The Cossacks’ fortunes shifted with the rise of Mazepa to the position of hetman of Left Bank Ukraine in 1687 after his predecessor was exiled to Siberia, having been scapegoated for a failed military campaign against the Tatars. Mazepa ingratiated himself with Peter (reigned 1682–1725), supporting the 17-year-old czar in 1689 when he seized power from his older half-sister Sophia, who had been ruling as regent. The hetman was 50 years old at the time and shared his wide experience and education with the young czar. “He was like a father to Peter in a sense,” says Tairova-Yakovleva. Born into a noble Cossack family, Mazepa spent several years as a page in the court of the Polish king, attended university in Poland, Germany, France, and Italy, and studied artillery in Holland.

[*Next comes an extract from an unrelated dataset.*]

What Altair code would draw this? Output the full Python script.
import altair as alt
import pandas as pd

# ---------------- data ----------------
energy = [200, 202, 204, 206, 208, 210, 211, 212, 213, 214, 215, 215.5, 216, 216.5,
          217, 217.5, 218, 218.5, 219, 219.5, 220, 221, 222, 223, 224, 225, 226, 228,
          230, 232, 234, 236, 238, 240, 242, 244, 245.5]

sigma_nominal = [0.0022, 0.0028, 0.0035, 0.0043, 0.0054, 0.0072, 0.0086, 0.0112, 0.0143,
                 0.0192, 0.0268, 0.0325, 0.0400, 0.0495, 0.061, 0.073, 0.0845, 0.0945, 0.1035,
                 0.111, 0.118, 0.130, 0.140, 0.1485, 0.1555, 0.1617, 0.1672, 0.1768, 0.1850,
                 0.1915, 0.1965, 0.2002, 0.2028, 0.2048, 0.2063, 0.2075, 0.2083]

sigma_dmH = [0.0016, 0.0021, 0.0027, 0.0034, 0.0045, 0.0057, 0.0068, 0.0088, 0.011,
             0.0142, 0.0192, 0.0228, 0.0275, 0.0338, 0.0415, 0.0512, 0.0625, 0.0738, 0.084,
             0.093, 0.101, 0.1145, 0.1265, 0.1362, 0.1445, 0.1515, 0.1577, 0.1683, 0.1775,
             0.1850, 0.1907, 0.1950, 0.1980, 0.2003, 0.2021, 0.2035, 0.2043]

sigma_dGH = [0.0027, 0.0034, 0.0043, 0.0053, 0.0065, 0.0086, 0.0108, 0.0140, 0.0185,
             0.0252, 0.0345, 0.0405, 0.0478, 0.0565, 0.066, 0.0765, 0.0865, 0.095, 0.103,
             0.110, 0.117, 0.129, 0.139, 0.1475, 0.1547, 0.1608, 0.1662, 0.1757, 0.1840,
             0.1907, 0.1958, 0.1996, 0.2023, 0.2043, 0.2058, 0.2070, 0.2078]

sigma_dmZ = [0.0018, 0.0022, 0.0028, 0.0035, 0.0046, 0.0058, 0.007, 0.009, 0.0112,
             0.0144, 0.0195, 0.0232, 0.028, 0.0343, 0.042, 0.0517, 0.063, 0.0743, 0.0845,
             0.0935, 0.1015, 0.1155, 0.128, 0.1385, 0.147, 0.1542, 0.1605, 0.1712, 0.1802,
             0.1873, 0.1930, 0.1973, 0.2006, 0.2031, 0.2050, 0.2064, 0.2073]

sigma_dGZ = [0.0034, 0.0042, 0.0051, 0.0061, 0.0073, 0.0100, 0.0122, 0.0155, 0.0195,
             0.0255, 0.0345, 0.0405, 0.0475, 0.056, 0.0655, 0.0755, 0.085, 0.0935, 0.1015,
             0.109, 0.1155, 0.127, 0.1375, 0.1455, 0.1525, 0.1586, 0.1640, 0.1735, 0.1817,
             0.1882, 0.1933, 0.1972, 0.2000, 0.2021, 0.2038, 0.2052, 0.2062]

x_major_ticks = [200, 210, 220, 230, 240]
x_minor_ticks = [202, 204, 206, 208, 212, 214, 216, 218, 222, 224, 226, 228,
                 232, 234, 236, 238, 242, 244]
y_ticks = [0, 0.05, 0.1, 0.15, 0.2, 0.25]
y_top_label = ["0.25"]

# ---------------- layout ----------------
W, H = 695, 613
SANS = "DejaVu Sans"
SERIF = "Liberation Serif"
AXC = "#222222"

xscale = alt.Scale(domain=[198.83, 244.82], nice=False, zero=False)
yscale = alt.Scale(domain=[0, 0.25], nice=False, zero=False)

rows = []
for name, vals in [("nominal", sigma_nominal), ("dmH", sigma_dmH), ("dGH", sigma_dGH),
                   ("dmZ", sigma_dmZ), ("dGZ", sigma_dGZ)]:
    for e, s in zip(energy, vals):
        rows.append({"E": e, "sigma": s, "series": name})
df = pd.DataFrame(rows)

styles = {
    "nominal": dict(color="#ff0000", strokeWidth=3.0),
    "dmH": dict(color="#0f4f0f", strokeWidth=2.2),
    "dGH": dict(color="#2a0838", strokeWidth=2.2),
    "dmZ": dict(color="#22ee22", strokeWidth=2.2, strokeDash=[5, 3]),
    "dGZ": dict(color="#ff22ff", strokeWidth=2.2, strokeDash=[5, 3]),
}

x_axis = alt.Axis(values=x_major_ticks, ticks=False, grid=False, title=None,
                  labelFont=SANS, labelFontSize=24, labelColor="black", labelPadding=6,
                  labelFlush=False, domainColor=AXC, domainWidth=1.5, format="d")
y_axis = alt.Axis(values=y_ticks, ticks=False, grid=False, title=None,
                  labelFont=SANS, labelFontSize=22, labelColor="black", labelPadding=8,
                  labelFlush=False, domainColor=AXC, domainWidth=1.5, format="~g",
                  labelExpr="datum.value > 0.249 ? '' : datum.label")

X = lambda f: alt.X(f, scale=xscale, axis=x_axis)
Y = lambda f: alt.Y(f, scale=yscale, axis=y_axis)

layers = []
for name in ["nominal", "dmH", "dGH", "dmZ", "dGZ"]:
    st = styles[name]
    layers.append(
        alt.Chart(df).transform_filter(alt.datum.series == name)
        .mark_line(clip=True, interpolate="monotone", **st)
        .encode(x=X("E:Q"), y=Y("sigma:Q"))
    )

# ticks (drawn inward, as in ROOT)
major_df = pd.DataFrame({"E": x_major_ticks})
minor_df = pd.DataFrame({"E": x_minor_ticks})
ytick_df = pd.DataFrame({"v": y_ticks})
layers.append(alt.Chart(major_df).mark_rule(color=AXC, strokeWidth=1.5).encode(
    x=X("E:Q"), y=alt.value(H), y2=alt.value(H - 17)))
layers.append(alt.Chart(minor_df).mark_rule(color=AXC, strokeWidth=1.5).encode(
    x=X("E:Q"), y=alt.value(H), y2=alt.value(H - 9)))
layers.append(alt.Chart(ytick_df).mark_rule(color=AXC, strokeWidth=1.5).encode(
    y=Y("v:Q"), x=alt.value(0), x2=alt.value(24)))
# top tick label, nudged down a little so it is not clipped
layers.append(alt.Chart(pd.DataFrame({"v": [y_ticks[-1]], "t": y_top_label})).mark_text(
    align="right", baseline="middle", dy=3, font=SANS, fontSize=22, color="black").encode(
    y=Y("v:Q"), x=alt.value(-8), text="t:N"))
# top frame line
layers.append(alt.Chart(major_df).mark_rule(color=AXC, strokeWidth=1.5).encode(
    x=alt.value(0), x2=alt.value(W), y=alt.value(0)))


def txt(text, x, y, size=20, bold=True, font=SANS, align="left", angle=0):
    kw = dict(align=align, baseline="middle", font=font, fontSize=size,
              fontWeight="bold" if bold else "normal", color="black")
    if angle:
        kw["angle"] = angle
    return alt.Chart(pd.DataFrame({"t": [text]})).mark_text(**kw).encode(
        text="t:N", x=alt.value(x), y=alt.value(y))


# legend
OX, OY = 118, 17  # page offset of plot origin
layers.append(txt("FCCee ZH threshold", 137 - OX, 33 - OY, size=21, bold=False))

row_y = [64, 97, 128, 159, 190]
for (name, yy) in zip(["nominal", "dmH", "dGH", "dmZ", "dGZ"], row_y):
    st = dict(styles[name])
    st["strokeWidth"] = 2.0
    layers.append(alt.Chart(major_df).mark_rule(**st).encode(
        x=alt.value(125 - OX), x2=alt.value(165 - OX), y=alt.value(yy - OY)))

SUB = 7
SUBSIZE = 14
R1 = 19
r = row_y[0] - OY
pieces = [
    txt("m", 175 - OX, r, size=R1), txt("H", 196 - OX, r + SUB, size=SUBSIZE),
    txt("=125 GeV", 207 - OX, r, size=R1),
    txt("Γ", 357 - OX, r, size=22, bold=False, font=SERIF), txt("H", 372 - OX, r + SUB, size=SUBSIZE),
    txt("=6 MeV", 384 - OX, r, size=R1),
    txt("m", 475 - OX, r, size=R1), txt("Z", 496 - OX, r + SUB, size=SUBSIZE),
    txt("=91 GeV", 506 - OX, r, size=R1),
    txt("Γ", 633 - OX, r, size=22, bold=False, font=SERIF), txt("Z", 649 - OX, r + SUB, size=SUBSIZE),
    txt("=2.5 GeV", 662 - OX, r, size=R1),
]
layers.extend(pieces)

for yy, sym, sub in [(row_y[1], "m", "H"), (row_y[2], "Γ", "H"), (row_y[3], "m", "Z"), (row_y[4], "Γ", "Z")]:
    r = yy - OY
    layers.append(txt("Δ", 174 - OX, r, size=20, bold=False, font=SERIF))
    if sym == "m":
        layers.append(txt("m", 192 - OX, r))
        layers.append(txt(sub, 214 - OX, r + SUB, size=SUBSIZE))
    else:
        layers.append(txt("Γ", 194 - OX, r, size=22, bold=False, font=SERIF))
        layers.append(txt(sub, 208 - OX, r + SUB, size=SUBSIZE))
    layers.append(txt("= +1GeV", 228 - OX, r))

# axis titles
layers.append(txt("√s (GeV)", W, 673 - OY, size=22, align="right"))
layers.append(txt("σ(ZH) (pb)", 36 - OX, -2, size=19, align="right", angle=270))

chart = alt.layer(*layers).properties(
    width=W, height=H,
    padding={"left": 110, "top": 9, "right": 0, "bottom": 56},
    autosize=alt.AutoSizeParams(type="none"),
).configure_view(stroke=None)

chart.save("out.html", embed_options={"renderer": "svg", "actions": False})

As hetman, he put his military training to good use, crafting a successful strategy in campaigns against the Tatars that led to peace with them and the Ottomans. This relieved both Ukraine and Muscovy of the strain of defending against incessant Tatar raids. As a reward for this accomplishment, Peter made Mazepa a knight of the Order of St. Andrew, Muscovy’s highest chivalric honor. Amid the burned remnants of the home of Pylyp Orlyk, Mazepa’s general secretary and chancellor, in a suburb to the north of the Baturyn fortress, archaeologists found fragments of a ceramic stove tile bearing the last known version of Mazepa’s coat of arms. Among its many features is the Order of St. Andrew, as well as a crown at the top identifying Mazepa as a prince of the Holy Roman Empire, an honor he was granted in September 1707 by the emperor Joseph I (reigned 1705–1711), also in recognition of his help in subduing the Ottomans and Tatars. “As Mazepa’s secretary, Orlyk probably knew right away when he was granted this status, and wanted to glorify him as a prince, so he commissioned this coat of arms with the princely crown on top,” says archaeologist Volodymyr Mezentsev of the Toronto office of CIUS, who is executive director of the Baturyn archaeological project and was coleader of the excavations from 2001 through 2013.